Anderson (1999) mengatakan bahwa perasaan cinta yang tinggi terhadap negara dan bangsa sangat penting bagi kelanjutan bangsa ini. Oleh karena itu nasionalisme yang tinggi, atau semangat kebangsaan, merupakan suatu proyek bersama yang senantiasa harus diperjuangkan. Dengan adanya Nasionalisme yang tinngi maka kondisi negara akan menjadi kuat dan tidak mudah diguncang dengan masalah dari dalam maupun dari luar. Tanpa adanya sikap nasionalisme yang tinggi, persatuan negara tidak mungkin terwujud.
Menurut peneliti, jika rasa cinta tanah air tidak diajari dari sekarang kepada para penerus bangsa maka rasa cinta tanah air akan hilang karena adanya pengaruh dari perkembangan teknologi pada zaman modern ini. Sikap nasionalisme yang dimiliki seseorang memiliki ciri-ciri seperti, memiliki rasa cinta tanah air, bangga menjadi bagian dari masyarakat Indonesia, menempatkan kepentingan bersama daripada kepentingan sendiri, menghargai dan mengakui keanekaragaman bangsa Indonesia, bersedia mempertahankan negara ataupun dapat menjaga nama baik bangsa, menjaga kerukunan, dan menjaga keindahan alam Indonesia.
Referensi:
Anderson, B. (1999). Nasionalisme Kini dan Esok di Jakarta. Jakarta.
Budiyono. 2007. Nilai-Nilai Kepribadian Dan Kejuangaan Bangsa Indonesia.Bandung: Alfabeta.

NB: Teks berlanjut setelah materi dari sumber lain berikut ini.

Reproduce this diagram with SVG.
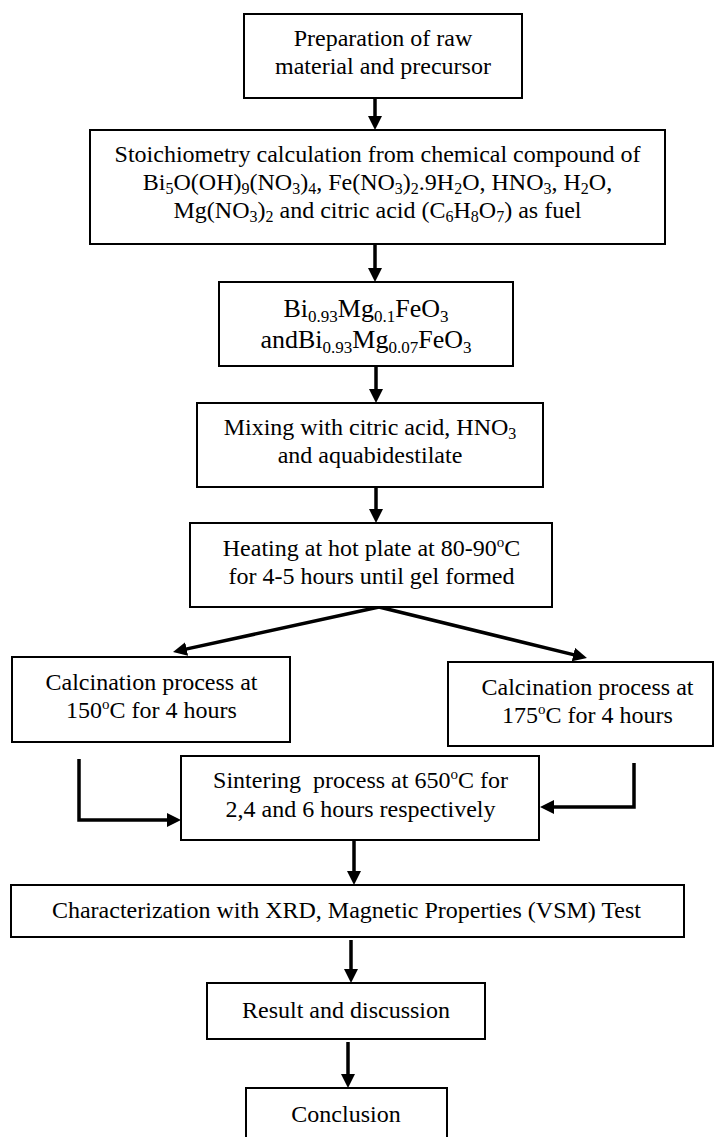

Primadhyta, S. (2017, Februari 17). CNN Indonesia. Retrieved Desember 6, 2022, from CNN Indonesia: https://www.cnnindonesia.com/ekonomi/20170201135807-92-190542/orang-miskin-dan-menjamurnya-kelompok-radikal-di-indonesia
Rabbani, A. (2020). Pengerrtian Marginalisasi dan Ciri - Ciri Marginalisasi.
Suparlan, P. (2014). Orang Gelandangan di Jakarta. Jakarta: Sinar Harapan.